From the entries below, copy every line that holds the word "with".

> _Excerpted data_:

_ _ _ _ _ _ _

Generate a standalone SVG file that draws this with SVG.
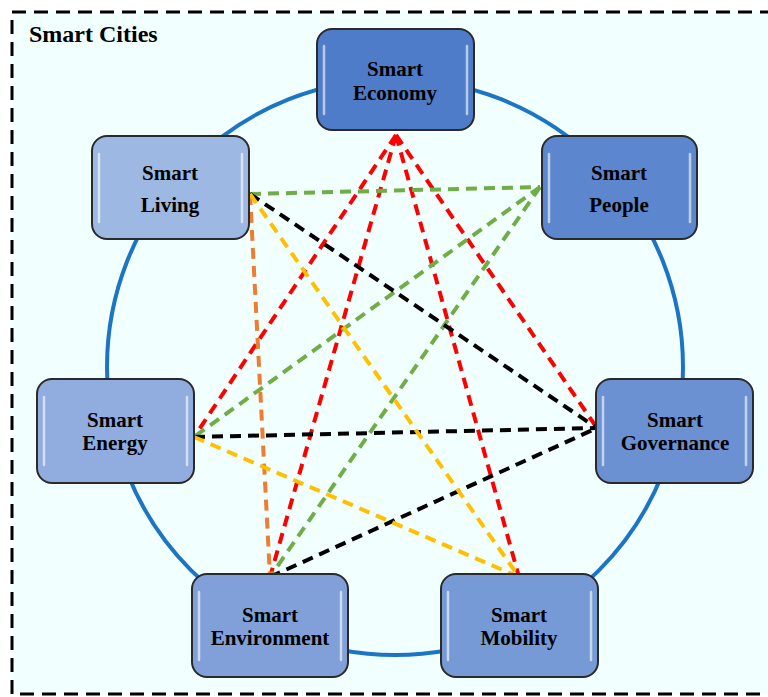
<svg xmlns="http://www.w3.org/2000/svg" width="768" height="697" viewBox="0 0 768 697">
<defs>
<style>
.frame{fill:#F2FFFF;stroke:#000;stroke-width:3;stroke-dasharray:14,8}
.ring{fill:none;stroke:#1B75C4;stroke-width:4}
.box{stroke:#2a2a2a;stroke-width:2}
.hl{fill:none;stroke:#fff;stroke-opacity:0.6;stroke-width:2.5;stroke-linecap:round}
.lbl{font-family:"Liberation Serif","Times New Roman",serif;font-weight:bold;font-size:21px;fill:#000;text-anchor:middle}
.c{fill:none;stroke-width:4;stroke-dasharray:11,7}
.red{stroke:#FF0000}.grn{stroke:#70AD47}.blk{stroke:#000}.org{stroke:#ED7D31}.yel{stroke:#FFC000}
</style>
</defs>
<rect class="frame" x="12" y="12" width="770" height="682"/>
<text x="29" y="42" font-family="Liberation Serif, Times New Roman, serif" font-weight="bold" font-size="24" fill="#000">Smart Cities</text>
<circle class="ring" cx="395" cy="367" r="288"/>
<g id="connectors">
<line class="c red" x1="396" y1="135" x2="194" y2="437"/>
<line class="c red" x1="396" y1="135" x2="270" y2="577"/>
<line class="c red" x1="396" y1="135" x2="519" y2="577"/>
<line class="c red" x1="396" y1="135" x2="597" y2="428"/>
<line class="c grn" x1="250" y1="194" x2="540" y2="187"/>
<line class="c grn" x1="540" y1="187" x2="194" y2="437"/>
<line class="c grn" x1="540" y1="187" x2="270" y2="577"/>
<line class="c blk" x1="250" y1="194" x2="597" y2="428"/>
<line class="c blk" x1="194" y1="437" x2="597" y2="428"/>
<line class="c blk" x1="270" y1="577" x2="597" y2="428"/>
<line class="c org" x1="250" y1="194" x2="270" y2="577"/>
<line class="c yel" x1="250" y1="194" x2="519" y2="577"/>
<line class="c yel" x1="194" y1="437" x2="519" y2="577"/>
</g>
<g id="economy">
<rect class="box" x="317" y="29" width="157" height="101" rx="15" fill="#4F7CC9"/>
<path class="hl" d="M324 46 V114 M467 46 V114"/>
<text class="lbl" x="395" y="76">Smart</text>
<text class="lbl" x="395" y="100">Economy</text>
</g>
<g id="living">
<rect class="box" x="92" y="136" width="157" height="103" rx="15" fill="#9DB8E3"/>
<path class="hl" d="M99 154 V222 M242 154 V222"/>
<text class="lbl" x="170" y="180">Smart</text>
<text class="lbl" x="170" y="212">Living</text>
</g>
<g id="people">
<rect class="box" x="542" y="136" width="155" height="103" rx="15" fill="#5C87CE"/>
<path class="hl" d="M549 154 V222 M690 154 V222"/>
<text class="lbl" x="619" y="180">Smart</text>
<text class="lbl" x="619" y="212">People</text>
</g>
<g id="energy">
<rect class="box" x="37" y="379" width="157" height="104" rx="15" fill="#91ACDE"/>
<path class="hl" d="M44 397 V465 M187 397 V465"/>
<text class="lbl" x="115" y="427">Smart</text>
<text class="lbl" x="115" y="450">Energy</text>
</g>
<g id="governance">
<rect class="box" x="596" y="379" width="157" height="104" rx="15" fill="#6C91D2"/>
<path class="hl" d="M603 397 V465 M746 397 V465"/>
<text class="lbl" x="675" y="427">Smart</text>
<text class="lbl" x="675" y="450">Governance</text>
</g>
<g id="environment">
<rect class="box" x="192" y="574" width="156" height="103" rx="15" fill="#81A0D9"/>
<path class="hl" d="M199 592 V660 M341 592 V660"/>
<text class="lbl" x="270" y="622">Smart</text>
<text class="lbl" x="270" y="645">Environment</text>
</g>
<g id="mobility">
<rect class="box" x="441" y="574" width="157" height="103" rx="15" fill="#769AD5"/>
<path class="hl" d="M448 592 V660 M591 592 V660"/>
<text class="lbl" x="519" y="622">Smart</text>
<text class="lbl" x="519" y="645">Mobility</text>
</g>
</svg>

_ _ _ _ _ _ _

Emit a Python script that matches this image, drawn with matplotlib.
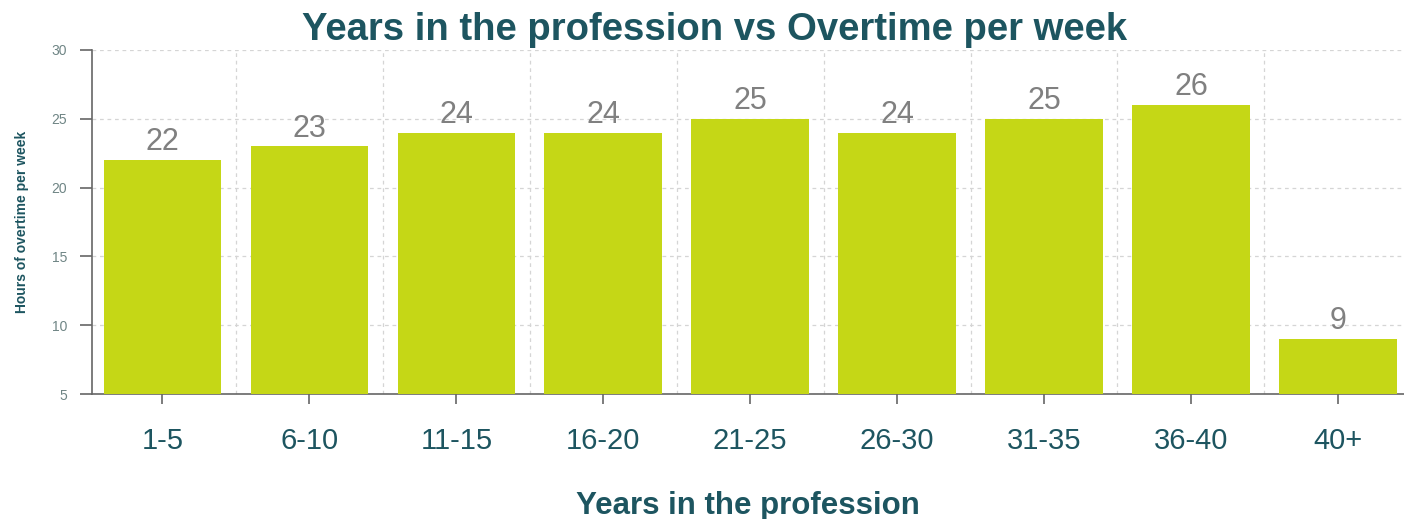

_ _ _ _ _ _ _

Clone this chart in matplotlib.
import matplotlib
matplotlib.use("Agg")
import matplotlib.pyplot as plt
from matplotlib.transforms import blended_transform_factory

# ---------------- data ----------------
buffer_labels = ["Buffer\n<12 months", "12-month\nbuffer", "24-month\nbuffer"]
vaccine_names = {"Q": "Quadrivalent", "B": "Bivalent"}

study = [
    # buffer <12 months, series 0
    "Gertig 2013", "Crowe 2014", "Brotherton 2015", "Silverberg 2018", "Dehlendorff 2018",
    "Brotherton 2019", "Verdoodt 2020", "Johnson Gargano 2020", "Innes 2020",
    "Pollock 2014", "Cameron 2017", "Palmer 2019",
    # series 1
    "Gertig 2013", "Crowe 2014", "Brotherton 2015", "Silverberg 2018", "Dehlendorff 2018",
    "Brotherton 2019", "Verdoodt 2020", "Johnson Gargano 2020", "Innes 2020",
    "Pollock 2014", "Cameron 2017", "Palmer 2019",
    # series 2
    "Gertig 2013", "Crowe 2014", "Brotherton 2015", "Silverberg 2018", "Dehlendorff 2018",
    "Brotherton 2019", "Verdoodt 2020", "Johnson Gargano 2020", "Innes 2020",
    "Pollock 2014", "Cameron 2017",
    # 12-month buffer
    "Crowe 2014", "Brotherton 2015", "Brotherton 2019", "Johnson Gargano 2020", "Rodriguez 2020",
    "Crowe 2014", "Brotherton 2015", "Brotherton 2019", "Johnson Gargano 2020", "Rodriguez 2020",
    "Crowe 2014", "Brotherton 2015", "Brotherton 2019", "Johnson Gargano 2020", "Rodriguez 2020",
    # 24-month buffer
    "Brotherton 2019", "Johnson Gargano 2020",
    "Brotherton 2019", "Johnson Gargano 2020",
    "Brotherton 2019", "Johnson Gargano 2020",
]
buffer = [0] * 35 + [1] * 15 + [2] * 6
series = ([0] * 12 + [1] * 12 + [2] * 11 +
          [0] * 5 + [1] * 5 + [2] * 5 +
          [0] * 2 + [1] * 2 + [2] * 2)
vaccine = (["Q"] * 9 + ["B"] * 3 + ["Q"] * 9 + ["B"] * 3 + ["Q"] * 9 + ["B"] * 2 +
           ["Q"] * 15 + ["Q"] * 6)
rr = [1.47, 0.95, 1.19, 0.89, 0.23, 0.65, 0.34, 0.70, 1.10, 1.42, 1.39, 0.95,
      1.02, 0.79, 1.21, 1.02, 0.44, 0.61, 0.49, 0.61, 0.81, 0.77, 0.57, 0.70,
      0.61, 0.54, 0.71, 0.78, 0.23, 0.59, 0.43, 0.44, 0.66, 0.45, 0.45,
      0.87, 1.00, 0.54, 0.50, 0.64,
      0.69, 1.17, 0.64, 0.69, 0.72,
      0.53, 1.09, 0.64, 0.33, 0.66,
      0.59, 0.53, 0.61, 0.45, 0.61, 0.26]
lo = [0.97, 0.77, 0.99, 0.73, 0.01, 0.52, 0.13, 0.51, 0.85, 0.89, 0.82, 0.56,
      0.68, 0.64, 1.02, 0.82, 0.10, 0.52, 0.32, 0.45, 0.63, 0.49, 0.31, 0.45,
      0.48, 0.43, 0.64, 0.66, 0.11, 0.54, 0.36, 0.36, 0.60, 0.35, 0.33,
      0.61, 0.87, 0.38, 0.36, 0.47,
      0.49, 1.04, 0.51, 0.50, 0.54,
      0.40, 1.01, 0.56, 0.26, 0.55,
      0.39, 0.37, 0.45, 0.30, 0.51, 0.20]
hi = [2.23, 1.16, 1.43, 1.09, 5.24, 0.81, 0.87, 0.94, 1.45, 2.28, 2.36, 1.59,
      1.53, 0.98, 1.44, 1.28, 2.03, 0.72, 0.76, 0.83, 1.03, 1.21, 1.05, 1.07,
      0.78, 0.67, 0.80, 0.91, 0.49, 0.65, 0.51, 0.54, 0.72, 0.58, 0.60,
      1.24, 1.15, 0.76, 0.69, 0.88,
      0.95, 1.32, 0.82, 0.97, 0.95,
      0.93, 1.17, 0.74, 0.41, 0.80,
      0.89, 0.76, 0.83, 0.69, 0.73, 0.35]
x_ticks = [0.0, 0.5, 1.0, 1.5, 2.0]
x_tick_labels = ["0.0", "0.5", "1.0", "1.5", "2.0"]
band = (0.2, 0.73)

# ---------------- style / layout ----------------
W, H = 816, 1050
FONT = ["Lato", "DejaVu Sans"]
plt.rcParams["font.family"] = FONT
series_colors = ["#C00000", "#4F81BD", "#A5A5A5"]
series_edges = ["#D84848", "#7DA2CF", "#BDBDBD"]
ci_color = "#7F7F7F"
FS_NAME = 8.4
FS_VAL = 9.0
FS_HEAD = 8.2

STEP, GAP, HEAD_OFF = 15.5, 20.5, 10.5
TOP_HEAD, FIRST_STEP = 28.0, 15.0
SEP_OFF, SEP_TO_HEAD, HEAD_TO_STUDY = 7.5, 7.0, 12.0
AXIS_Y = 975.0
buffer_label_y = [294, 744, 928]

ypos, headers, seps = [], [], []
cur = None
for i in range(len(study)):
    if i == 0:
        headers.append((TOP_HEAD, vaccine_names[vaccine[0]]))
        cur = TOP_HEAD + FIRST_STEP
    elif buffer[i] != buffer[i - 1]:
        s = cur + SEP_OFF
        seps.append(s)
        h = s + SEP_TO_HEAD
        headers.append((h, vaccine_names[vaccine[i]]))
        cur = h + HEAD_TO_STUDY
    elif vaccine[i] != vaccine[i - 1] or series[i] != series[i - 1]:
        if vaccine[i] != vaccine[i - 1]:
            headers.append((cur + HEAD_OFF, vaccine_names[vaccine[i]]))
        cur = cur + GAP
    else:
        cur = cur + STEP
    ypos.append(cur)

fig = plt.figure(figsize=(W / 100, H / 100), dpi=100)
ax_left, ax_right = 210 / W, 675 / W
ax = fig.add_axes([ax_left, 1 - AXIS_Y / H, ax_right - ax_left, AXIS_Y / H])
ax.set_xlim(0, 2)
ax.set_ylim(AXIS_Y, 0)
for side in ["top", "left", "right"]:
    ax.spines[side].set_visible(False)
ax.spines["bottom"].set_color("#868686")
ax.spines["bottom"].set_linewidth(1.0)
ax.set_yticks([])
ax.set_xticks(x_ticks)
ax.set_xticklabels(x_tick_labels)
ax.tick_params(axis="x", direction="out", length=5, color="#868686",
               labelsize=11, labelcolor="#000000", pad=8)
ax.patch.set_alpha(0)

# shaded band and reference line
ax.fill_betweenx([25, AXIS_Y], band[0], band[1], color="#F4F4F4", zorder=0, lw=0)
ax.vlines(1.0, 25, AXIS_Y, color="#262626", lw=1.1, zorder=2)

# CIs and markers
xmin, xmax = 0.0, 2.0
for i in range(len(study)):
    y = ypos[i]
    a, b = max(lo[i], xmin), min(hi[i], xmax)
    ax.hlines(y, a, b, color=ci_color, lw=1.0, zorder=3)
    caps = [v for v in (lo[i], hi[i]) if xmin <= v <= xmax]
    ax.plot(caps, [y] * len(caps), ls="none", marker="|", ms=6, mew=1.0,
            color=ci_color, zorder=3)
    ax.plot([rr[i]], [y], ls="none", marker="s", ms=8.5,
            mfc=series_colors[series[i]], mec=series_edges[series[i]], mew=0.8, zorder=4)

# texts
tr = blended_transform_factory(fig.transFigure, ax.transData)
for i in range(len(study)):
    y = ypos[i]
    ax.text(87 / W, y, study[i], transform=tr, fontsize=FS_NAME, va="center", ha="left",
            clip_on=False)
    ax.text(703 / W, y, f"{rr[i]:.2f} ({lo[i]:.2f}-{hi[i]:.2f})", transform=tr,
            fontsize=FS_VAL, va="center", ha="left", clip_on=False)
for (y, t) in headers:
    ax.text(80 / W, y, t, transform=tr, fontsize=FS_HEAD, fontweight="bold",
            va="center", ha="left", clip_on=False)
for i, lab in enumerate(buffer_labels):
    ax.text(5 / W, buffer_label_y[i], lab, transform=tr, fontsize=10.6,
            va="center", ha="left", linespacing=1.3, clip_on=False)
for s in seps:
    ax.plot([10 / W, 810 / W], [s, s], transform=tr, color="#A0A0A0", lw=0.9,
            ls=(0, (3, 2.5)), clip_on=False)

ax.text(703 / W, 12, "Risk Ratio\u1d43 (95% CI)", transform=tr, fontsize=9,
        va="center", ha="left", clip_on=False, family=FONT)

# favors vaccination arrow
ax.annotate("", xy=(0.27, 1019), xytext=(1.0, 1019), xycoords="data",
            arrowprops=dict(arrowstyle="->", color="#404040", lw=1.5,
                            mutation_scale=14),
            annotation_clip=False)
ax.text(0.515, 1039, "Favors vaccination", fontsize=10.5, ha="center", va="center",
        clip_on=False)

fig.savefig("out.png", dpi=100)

_ _ _ _ _ _ _

> _Task result_:
Generate a standalone SVG file that draws this with SVG.
Emit a Python script that matches this image, drawn with matplotlib.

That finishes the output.